Description
Coming back to manzi after six years (since her solo exhibition Scry in December 2016), Phi Phi Oanh displays new results of her ongoing exploration in expanding the abilities and unfolding possibilities of the Vietnamese lacquer medium. Arca Noa, features a series of 10 small and medium sized paintings from different series and two Lacquerscopes.
"Arca Noa attempts to hold still and record, in lacquer form, our relationship to the earth and our will towards the domestication and objectification of nature around us. The works are conceived as vestiges of this epoch currently hanging in delicate balance and as iconography of its human centered gaze."

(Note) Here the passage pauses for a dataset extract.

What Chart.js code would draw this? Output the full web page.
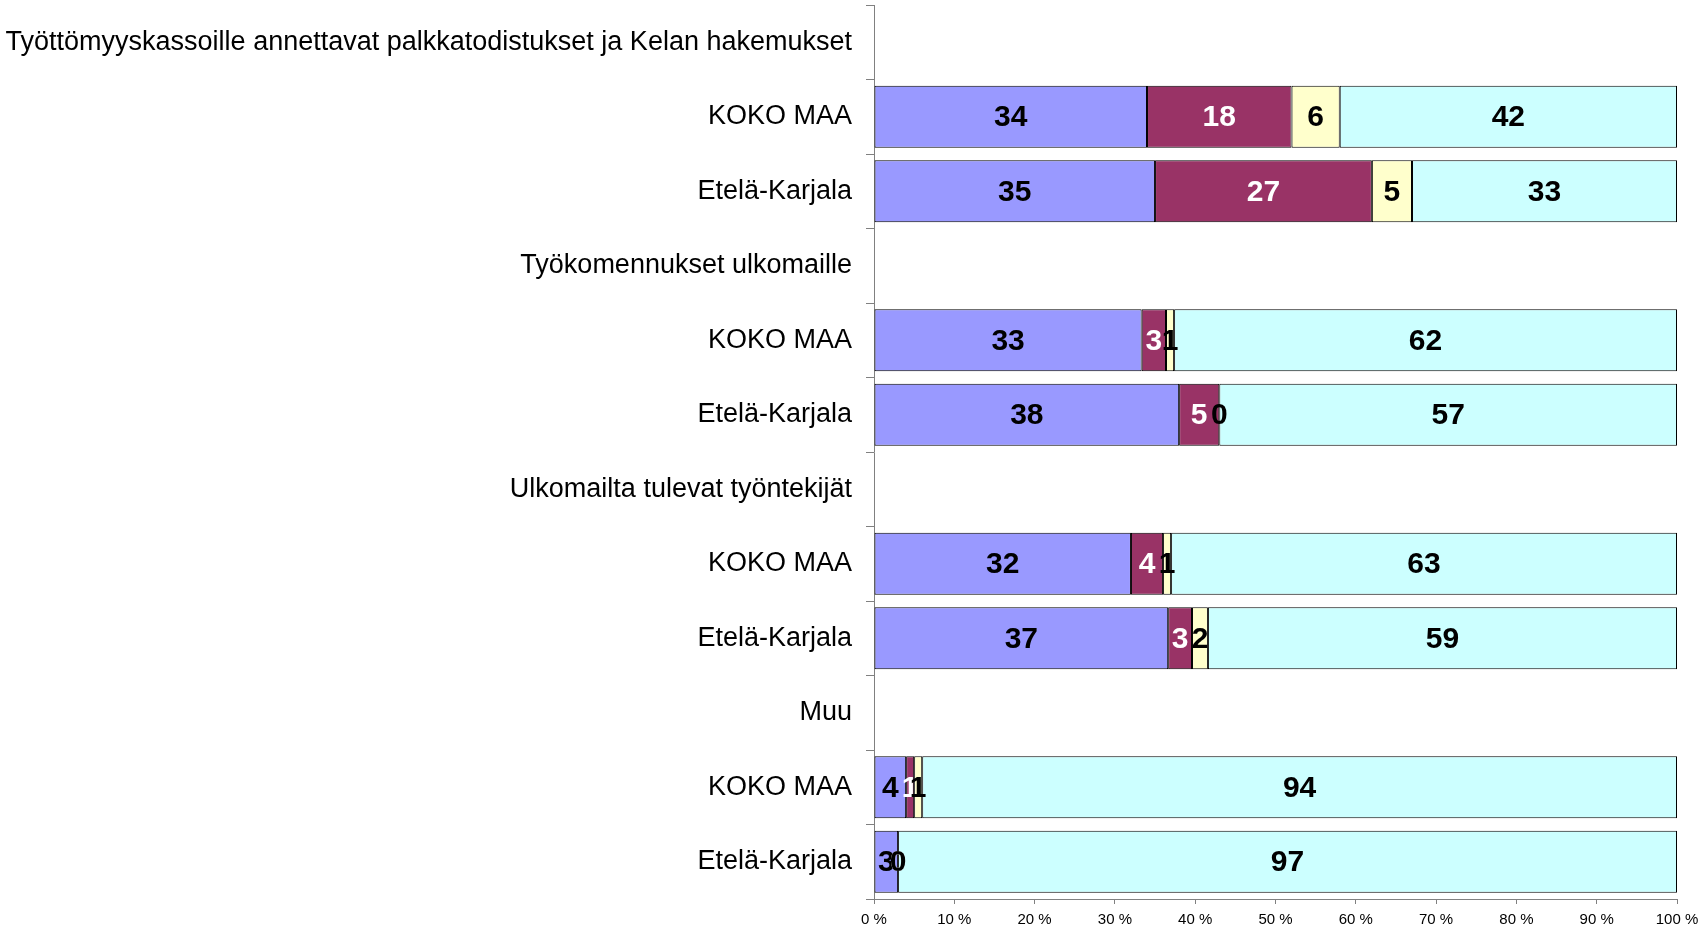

The works here also explore a type of realism in lacquer based on repeated direct observation over many days and layers then sanding away like erosion - a journey simply reflects the passage of time, as well as fossilizes and preserves all the mental & visceral states of the artist along with the outer conditions of space. This whole process of continuous accumulation and subtraction, for Phi Phi Oanh, “leads to an image of the observed that seems to exist at different moments and times. While not tonally realistic like a photograph, this lacquer realism is more involved with the slippery ever changing experience of sight and of memory which I consider to be son ta’s major potential contribution to the field of painting.
The paintings in Arca Noa explore new representational models of son ta lacquer painting in both the physical (though experimentations on different materials and substrates) and in the symbolic (through what can be interpreted and a broadening of its theory). For Phi Phi Oanh, sơn ta lacquer is not an inert image - making medium rather it assembles a wide range of relationships in locality, culture, environment and nature.
Objecthood versus dematerialization, domestication and possession, the physical embodiment of memory built to last, the correlations between the micro and the macro, between cherishing one’s own personal memories and questioning the position and scale of the human being, are some themes that run through Arca Noa.